Mais pas moyen de l’atteindre.

Elle essaya de glisser son corps vers la gauche, tendue vers le chariot qui brillait à deux pas d’elle, en espérant que les sangles ne seraient pas trop serrées, mais il n’y avait presque pas de jeu. Elle recommença, plus brusquement cette fois, sans obtenir de résultats ; la secousse eut pour seul effet de déplacer très légèrement le lit à roulettes.

Des roulettes.

Un instant, elle retint son souffle, guettant les bruits de pas à l’extérieur. Puis elle tira de nouveau sur les sangles et sentit les roues tourner ; le lit avança de trois ou quatre centimètres.

Encouragée par ce succès, aussi minime fut-il, elle recommença. Le lit se déplaça encore un peu.

Mais le chariot lui semblait encore aussi lointain et inatteignable que le lac qui apparaît en mirage aux hommes perdus dans le désert.

Elle s’accorda une minute de repos, le temps que s’apaisent les crampes qui lui tordaient les muscles du cou.

Puis elle rassembla ses forces et tâchant d’ignorer la distance qui la séparait du chariot, elle se secoua et gagna encore quelque trois centimètres.

Trois centimètres, et il en restait plusieurs dizaines à parcourir. L’équivalent d’un pas dans le marathon de New York.

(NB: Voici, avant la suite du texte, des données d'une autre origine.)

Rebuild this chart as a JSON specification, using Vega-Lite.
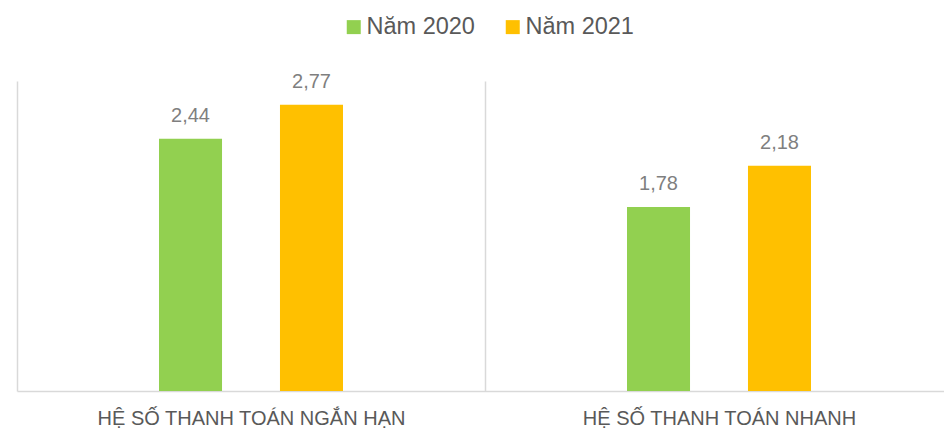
{
  "$schema": "https://vega.github.io/schema/vega-lite/v6.json",
  "width": 927,
  "height": 310,
  "autosize": {"type": "none"},
  "padding": {"left": 17, "top": 81, "right": 0, "bottom": 37},
  "background": "#ffffff",
  "config": {
    "view": {"stroke": null},
    "locale": {"number": {"decimal": ",", "thousands": ".", "grouping": [3], "currency": ["", " €"]}}
  },
  "data": {
    "values": [
      {"category": "HỆ SỐ THANH TOÁN NGẮN HẠN", "year": "Năm 2020", "value": 2.44},
      {"category": "HỆ SỐ THANH TOÁN NGẮN HẠN", "year": "Năm 2021", "value": 2.77},
      {"category": "HỆ SỐ THANH TOÁN NHANH", "year": "Năm 2020", "value": 1.78},
      {"category": "HỆ SỐ THANH TOÁN NHANH", "year": "Năm 2021", "value": 2.18}
    ]
  },
  "encoding": {
    "x": {
      "field": "category",
      "type": "nominal",
      "sort": null,
      "scale": {"range": [0, 936], "paddingInner": 0, "paddingOuter": 0},
      "axis": {
        "title": null,
        "grid": true,
        "tickBand": "extent",
        "gridColor": "#d9d9d9",
        "gridWidth": 1.5,
        "ticks": false,
        "tickSize": 0,
        "domainColor": "#d9d9d9",
        "domainWidth": 1.5,
        "labelFont": "Liberation Sans",
        "labelFontSize": 20,
        "labelColor": "#595959",
        "labelPadding": 33,
        "labelBaseline": "alphabetic",
        "labelAngle": 0,
        "labelLimit": 0
      }
    },
    "xOffset": {
      "field": "year",
      "type": "nominal",
      "sort": ["Năm 2020", "Năm 2021"],
      "scale": {"range": [142, 326], "paddingInner": 0.479, "paddingOuter": 0}
    },
    "y": {
      "field": "value",
      "type": "quantitative",
      "scale": {"domain": [0, 3], "nice": false, "zero": true},
      "axis": null
    }
  },
  "layer": [
    {
      "mark": {"type": "bar"},
      "encoding": {
        "color": {
          "field": "year",
          "type": "nominal",
          "scale": {"domain": ["Năm 2020", "Năm 2021"], "range": ["#92d050", "#ffc000"]},
          "legend": {
            "orient": "none",
            "legendX": 325,
            "legendY": -66,
            "direction": "horizontal",
            "title": null,
            "padding": 0,
            "symbolType": "square",
            "symbolSize": 196,
            "symbolStrokeWidth": 0,
            "labelFont": "Liberation Sans",
            "labelFontSize": 23.5,
            "labelColor": "#595959",
            "labelOffset": 1,
            "columnPadding": 26
          }
        }
      }
    },
    {
      "mark": {
        "type": "text",
        "dy": -17,
        "baseline": "alphabetic",
        "font": "Liberation Sans",
        "fontSize": 20,
        "color": "#7f7f7f"
      },
      "encoding": {
        "text": {"field": "value", "type": "quantitative", "format": ".2f"}
      }
    }
  ]
}
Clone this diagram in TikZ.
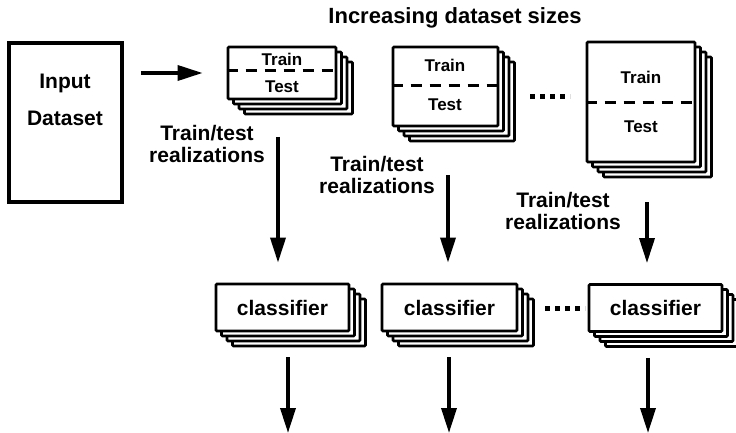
\documentclass[tikz,border=0pt]{standalone}
\usepackage{fontspec}
\setmainfont{Liberation Sans}
\usetikzlibrary{arrows.meta,shadows}
\tikzset{
  bigbox/.style={draw, fill=white, line width=3.5pt, inner sep=0pt},
  stackbox/.style={draw, fill=white, line width=2.8pt, inner sep=0pt, rounded corners=1pt,
    copy shadow={shadow xshift=16.5pt, shadow yshift=-15pt},
    copy shadow={shadow xshift=11pt, shadow yshift=-10pt},
    copy shadow={shadow xshift=5.5pt, shadow yshift=-5pt}},
  lbl/.style={inner sep=0pt, font=\fontsize{21}{22}\selectfont\bfseries, align=center},
  ttl/.style={inner sep=0pt, font=\fontsize{22}{24}\selectfont\bfseries},
  tt/.style={inner sep=0pt, font=\fontsize{17}{19}\selectfont\bfseries},
  divider/.style={line width=3pt, dash pattern=on 11pt off 8pt},
  arr/.style={line width=3.5pt, -{Triangle[width=15pt,length=25pt]}},
  dotline/.style={line width=5pt, dash pattern=on 5pt off 5pt}
}
\begin{document}
\begin{tikzpicture}[x=1pt,y=-1pt]
\useasboundingbox (0,0) rectangle (736,433);

% title
\node[ttl] (title) at (455,18) {Increasing dataset sizes};

% input
\node[bigbox, minimum width=113pt, minimum height=159pt] (inp) at (65.5,122.5) {};
\node[lbl] (inpt) at (65,83) {Input};
\node[lbl] (inpd) at (65,118) {Dataset};

% stacks of train/test splits
\node[stackbox, minimum width=108pt, minimum height=52pt] (s1) at (282,73) {};
\node[stackbox, minimum width=105pt, minimum height=79pt] (s2) at (445.5,86.5) {};
\node[stackbox, minimum width=108pt, minimum height=120pt] (s3) at (641,102) {};

\coordinate (d1) at (0,71);
\coordinate (d2) at (0,86);
\coordinate (d3) at (0,103);
\draw[divider] (s1.west |- d1) -- (s1.east |- d1);
\draw[divider] (s2.west |- d2) -- (s2.east |- d2);
\draw[divider] (s3.west |- d3) -- (s3.east |- d3);

\node[tt] (s1a) at (282,59) {Train};
\node[tt] (s1b) at (282,87) {Test};
\node[tt] (s2a) at (445,65) {Train};
\node[tt] (s2b) at (445,105) {Test};
\node[tt] (s3a) at (641,77) {Train};
\node[tt] (s3b) at (641,127) {Test};

\draw[dotline] (530,97) -- (570,97);

% input arrow
\draw[arr, shorten <=17pt, shorten >=24pt] (inp.east |- s1.west) -- (s1.west);

% classifiers
\node[stackbox, lbl, minimum width=133pt, minimum height=47pt] (c1) at (282.5,307.5) {classifier};
\node[stackbox, lbl, minimum width=135pt, minimum height=47pt] (c2) at (449.5,307.5) {classifier};
\node[stackbox, lbl, minimum width=133pt, minimum height=47pt] (c3) at (655.5,308) {classifier};

\draw[dotline] (545,308) -- (585,308);

% labels
\node[lbl] (l1) at (207,144) {Train/test\\realizations};
\node[lbl] (l2) at (377,174.5) {Train/test\\realizations};
\node[lbl] (l3) at (563,210.5) {Train/test\\realizations};

% down arrows to classifiers
\coordinate (a1) at (278,137);
\coordinate (a2) at (448,175);
\coordinate (a3) at (647,202);
\draw[arr, shorten >=20pt] (a1) -- (a1 |- c1.north);
\draw[arr, shorten >=20pt] (a2) -- (a2 |- c2.north);
\draw[arr, shorten >=20pt] (a3) -- (a3 |- c3.north);

% output arrows
\coordinate (bot) at (0,433);
\draw[arr, shorten <=25pt] ([xshift=5.5pt]c1.south) -- ([xshift=5.5pt]c1.south |- bot);
\draw[arr, shorten <=25pt] ([xshift=-0.5pt]c2.south) -- ([xshift=-0.5pt]c2.south |- bot);
\draw[arr, shorten <=25pt] ([xshift=-7.5pt]c3.south) -- ([xshift=-7.5pt]c3.south |- bot);
\end{tikzpicture}
\end{document}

Elle entendit marcher dans le couloir, des bruits de voix qui se rapprochaient et elle frissonna, tout en reposant son cou fatigué. Les voix passèrent.

Un mouvement brusque vers la gauche et le lit avança encore de quelques centimètres.

Elle préférait ne pas songer à ce qu’elle ferait dès qu’elle aurait atteint le chariot ; c’était une tout autre affaire. Elle devrait procéder par étapes.

Centimètre par centimètre.

Trois centimètres, six. Le chariot n’était plus qu’à un pied d’elle. Elle s’agita de nouveau et progressa encore un peu. À ce moment-là, l’homme aux cheveux argentés pénétra dans la chambre.

Le soi-disant Jürgen Lenz. Mais à présent, elle connaissait l’incroyable vérité.

Jürgen-Lenz-n’était-pas-Jürgen-Lenz.